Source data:
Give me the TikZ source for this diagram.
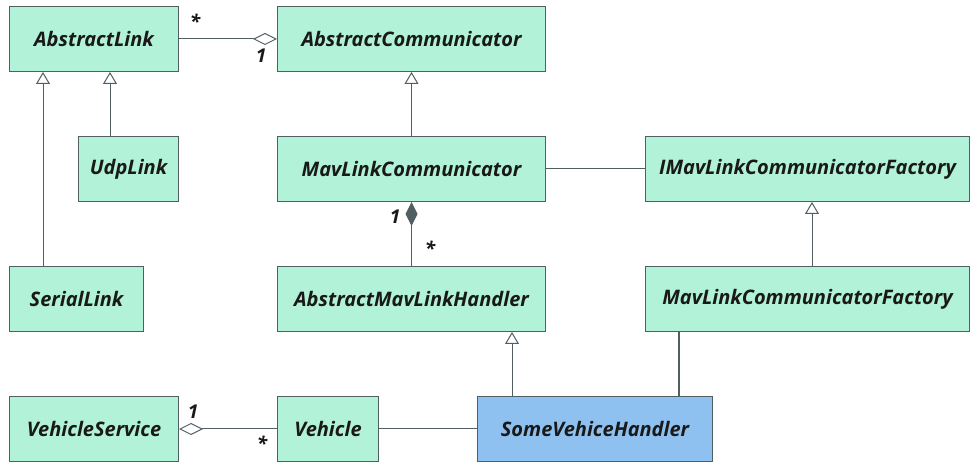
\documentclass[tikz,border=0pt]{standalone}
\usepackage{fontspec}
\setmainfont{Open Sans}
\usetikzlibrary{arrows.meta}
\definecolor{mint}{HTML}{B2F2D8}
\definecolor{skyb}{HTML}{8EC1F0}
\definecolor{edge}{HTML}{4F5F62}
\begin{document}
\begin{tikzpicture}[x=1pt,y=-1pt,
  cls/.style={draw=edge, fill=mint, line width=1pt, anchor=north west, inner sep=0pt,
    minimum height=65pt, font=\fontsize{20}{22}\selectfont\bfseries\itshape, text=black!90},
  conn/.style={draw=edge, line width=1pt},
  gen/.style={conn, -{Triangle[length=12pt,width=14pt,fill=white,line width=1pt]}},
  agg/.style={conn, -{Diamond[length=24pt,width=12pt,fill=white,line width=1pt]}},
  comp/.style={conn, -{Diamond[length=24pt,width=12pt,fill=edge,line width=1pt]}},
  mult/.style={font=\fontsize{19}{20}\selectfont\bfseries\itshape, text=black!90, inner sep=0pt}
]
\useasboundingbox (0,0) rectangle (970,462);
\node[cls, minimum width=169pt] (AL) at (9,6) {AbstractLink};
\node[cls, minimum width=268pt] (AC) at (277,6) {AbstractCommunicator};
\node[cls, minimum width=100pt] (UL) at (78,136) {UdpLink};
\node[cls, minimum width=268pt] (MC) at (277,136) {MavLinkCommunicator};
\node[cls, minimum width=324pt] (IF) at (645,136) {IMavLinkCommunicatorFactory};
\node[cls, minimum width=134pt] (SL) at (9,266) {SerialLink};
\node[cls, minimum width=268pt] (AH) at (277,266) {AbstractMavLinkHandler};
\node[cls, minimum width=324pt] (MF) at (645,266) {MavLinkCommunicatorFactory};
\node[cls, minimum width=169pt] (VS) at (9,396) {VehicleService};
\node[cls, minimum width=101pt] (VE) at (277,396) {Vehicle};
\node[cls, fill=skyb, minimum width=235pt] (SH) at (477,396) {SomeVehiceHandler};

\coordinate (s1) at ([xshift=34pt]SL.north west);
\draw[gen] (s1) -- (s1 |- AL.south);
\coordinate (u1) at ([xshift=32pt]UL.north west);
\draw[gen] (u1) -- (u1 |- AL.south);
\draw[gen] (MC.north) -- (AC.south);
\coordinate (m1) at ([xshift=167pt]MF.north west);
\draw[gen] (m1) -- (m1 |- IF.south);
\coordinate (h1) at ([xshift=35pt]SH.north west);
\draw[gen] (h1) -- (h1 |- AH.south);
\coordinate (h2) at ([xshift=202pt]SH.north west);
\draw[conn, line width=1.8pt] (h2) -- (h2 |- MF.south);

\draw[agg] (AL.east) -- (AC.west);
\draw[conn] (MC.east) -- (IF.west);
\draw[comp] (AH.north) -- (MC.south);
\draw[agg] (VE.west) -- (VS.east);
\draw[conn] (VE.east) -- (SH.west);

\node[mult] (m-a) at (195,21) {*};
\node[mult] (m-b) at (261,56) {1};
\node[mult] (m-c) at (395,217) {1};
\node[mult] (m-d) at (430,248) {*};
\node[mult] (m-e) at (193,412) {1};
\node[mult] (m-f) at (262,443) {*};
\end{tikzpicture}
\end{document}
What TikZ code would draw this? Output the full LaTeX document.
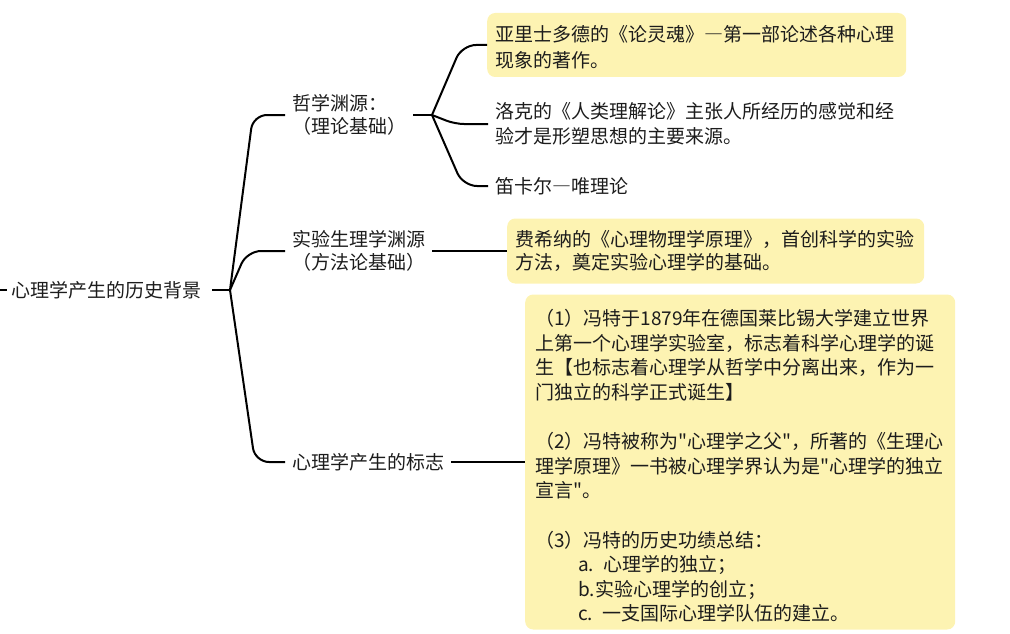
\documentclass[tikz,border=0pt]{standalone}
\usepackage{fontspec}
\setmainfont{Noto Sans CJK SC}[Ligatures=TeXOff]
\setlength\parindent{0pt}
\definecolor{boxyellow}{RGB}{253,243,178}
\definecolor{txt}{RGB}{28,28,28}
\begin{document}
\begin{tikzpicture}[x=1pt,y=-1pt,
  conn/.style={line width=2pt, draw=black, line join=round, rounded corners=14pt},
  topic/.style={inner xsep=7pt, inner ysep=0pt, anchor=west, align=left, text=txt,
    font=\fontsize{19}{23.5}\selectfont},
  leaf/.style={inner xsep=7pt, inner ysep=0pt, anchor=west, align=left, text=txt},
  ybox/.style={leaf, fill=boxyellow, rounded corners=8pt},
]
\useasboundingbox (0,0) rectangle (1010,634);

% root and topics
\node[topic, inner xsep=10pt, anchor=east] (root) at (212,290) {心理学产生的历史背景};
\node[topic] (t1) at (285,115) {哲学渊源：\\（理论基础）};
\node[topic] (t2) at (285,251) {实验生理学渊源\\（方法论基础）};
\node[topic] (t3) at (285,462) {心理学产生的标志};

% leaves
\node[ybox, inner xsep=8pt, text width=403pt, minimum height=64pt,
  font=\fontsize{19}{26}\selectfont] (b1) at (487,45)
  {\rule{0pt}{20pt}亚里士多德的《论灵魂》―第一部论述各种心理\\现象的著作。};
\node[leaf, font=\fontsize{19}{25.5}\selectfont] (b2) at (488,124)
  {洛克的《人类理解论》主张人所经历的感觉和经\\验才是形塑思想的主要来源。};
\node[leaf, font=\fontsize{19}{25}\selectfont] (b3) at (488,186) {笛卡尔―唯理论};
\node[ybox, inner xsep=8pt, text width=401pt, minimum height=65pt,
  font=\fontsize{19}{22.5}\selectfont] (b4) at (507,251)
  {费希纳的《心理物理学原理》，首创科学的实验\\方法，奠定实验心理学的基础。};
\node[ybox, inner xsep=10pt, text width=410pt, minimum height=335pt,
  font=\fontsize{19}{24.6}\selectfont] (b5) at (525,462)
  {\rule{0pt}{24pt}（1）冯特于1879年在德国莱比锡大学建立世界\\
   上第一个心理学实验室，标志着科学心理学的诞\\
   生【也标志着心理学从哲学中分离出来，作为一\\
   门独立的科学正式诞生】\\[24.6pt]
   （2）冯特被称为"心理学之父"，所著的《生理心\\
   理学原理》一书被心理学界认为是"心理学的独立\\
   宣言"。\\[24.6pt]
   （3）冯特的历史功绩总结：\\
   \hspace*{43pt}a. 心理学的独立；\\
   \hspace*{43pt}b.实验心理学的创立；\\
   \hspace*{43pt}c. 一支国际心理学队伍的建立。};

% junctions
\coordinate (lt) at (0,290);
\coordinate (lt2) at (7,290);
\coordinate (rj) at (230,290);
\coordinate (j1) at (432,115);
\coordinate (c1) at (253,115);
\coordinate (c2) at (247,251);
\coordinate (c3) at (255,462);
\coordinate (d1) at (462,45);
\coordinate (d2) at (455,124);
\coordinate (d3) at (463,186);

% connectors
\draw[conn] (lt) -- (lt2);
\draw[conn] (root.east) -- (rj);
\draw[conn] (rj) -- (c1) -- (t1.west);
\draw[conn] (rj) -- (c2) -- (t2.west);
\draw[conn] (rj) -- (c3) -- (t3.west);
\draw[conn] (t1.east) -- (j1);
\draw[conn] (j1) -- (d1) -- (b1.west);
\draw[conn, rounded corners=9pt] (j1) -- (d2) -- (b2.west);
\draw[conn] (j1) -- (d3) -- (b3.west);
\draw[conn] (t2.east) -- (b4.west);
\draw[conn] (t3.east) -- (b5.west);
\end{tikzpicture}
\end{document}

What you will do: Transcribe the material exactly, and leave out whatever pictures it holds.

Answer for the task:
Give me the TikZ source for this diagram.
\documentclass[tikz,border=0pt]{standalone}
\usepackage{fontspec}
\setmainfont{Open Sans}
\usetikzlibrary{arrows.meta}
\definecolor{mint}{HTML}{B2F2D8}
\definecolor{skyb}{HTML}{8EC1F0}
\definecolor{edge}{HTML}{4F5F62}
\begin{document}
\begin{tikzpicture}[x=1pt,y=-1pt,
  cls/.style={draw=edge, fill=mint, line width=1pt, anchor=north west, inner sep=0pt,
    minimum height=65pt, font=\fontsize{20}{22}\selectfont\bfseries\itshape, text=black!90},
  conn/.style={draw=edge, line width=1pt},
  gen/.style={conn, -{Triangle[length=12pt,width=14pt,fill=white,line width=1pt]}},
  agg/.style={conn, -{Diamond[length=24pt,width=12pt,fill=white,line width=1pt]}},
  comp/.style={conn, -{Diamond[length=24pt,width=12pt,fill=edge,line width=1pt]}},
  mult/.style={font=\fontsize{19}{20}\selectfont\bfseries\itshape, text=black!90, inner sep=0pt}
]
\useasboundingbox (0,0) rectangle (970,462);
\node[cls, minimum width=169pt] (AL) at (9,6) {AbstractLink};
\node[cls, minimum width=268pt] (AC) at (277,6) {AbstractCommunicator};
\node[cls, minimum width=100pt] (UL) at (78,136) {UdpLink};
\node[cls, minimum width=268pt] (MC) at (277,136) {MavLinkCommunicator};
\node[cls, minimum width=324pt] (IF) at (645,136) {IMavLinkCommunicatorFactory};
\node[cls, minimum width=134pt] (SL) at (9,266) {SerialLink};
\node[cls, minimum width=268pt] (AH) at (277,266) {AbstractMavLinkHandler};
\node[cls, minimum width=324pt] (MF) at (645,266) {MavLinkCommunicatorFactory};
\node[cls, minimum width=169pt] (VS) at (9,396) {VehicleService};
\node[cls, minimum width=101pt] (VE) at (277,396) {Vehicle};
\node[cls, fill=skyb, minimum width=235pt] (SH) at (477,396) {SomeVehiceHandler};

\coordinate (s1) at ([xshift=34pt]SL.north west);
\draw[gen] (s1) -- (s1 |- AL.south);
\coordinate (u1) at ([xshift=32pt]UL.north west);
\draw[gen] (u1) -- (u1 |- AL.south);
\draw[gen] (MC.north) -- (AC.south);
\coordinate (m1) at ([xshift=167pt]MF.north west);
\draw[gen] (m1) -- (m1 |- IF.south);
\coordinate (h1) at ([xshift=35pt]SH.north west);
\draw[gen] (h1) -- (h1 |- AH.south);
\coordinate (h2) at ([xshift=202pt]SH.north west);
\draw[conn, line width=1.8pt] (h2) -- (h2 |- MF.south);

\draw[agg] (AL.east) -- (AC.west);
\draw[conn] (MC.east) -- (IF.west);
\draw[comp] (AH.north) -- (MC.south);
\draw[agg] (VE.west) -- (VS.east);
\draw[conn] (VE.east) -- (SH.west);

\node[mult] (m-a) at (195,21) {*};
\node[mult] (m-b) at (261,56) {1};
\node[mult] (m-c) at (395,217) {1};
\node[mult] (m-d) at (430,248) {*};
\node[mult] (m-e) at (193,412) {1};
\node[mult] (m-f) at (262,443) {*};
\end{tikzpicture}
\end{document}
What TikZ code would draw this? Output the full LaTeX document.
\documentclass[tikz,border=0pt]{standalone}
\usepackage{fontspec}
\setmainfont{Noto Sans CJK SC}[Ligatures=TeXOff]
\setlength\parindent{0pt}
\definecolor{boxyellow}{RGB}{253,243,178}
\definecolor{txt}{RGB}{28,28,28}
\begin{document}
\begin{tikzpicture}[x=1pt,y=-1pt,
  conn/.style={line width=2pt, draw=black, line join=round, rounded corners=14pt},
  topic/.style={inner xsep=7pt, inner ysep=0pt, anchor=west, align=left, text=txt,
    font=\fontsize{19}{23.5}\selectfont},
  leaf/.style={inner xsep=7pt, inner ysep=0pt, anchor=west, align=left, text=txt},
  ybox/.style={leaf, fill=boxyellow, rounded corners=8pt},
]
\useasboundingbox (0,0) rectangle (1010,634);

% root and topics
\node[topic, inner xsep=10pt, anchor=east] (root) at (212,290) {心理学产生的历史背景};
\node[topic] (t1) at (285,115) {哲学渊源：\\（理论基础）};
\node[topic] (t2) at (285,251) {实验生理学渊源\\（方法论基础）};
\node[topic] (t3) at (285,462) {心理学产生的标志};

% leaves
\node[ybox, inner xsep=8pt, text width=403pt, minimum height=64pt,
  font=\fontsize{19}{26}\selectfont] (b1) at (487,45)
  {\rule{0pt}{20pt}亚里士多德的《论灵魂》―第一部论述各种心理\\现象的著作。};
\node[leaf, font=\fontsize{19}{25.5}\selectfont] (b2) at (488,124)
  {洛克的《人类理解论》主张人所经历的感觉和经\\验才是形塑思想的主要来源。};
\node[leaf, font=\fontsize{19}{25}\selectfont] (b3) at (488,186) {笛卡尔―唯理论};
\node[ybox, inner xsep=8pt, text width=401pt, minimum height=65pt,
  font=\fontsize{19}{22.5}\selectfont] (b4) at (507,251)
  {费希纳的《心理物理学原理》，首创科学的实验\\方法，奠定实验心理学的基础。};
\node[ybox, inner xsep=10pt, text width=410pt, minimum height=335pt,
  font=\fontsize{19}{24.6}\selectfont] (b5) at (525,462)
  {\rule{0pt}{24pt}（1）冯特于1879年在德国莱比锡大学建立世界\\
   上第一个心理学实验室，标志着科学心理学的诞\\
   生【也标志着心理学从哲学中分离出来，作为一\\
   门独立的科学正式诞生】\\[24.6pt]
   （2）冯特被称为"心理学之父"，所著的《生理心\\
   理学原理》一书被心理学界认为是"心理学的独立\\
   宣言"。\\[24.6pt]
   （3）冯特的历史功绩总结：\\
   \hspace*{43pt}a. 心理学的独立；\\
   \hspace*{43pt}b.实验心理学的创立；\\
   \hspace*{43pt}c. 一支国际心理学队伍的建立。};

% junctions
\coordinate (lt) at (0,290);
\coordinate (lt2) at (7,290);
\coordinate (rj) at (230,290);
\coordinate (j1) at (432,115);
\coordinate (c1) at (253,115);
\coordinate (c2) at (247,251);
\coordinate (c3) at (255,462);
\coordinate (d1) at (462,45);
\coordinate (d2) at (455,124);
\coordinate (d3) at (463,186);

% connectors
\draw[conn] (lt) -- (lt2);
\draw[conn] (root.east) -- (rj);
\draw[conn] (rj) -- (c1) -- (t1.west);
\draw[conn] (rj) -- (c2) -- (t2.west);
\draw[conn] (rj) -- (c3) -- (t3.west);
\draw[conn] (t1.east) -- (j1);
\draw[conn] (j1) -- (d1) -- (b1.west);
\draw[conn, rounded corners=9pt] (j1) -- (d2) -- (b2.west);
\draw[conn] (j1) -- (d3) -- (b3.west);
\draw[conn] (t2.east) -- (b4.west);
\draw[conn] (t3.east) -- (b5.west);
\end{tikzpicture}
\end{document}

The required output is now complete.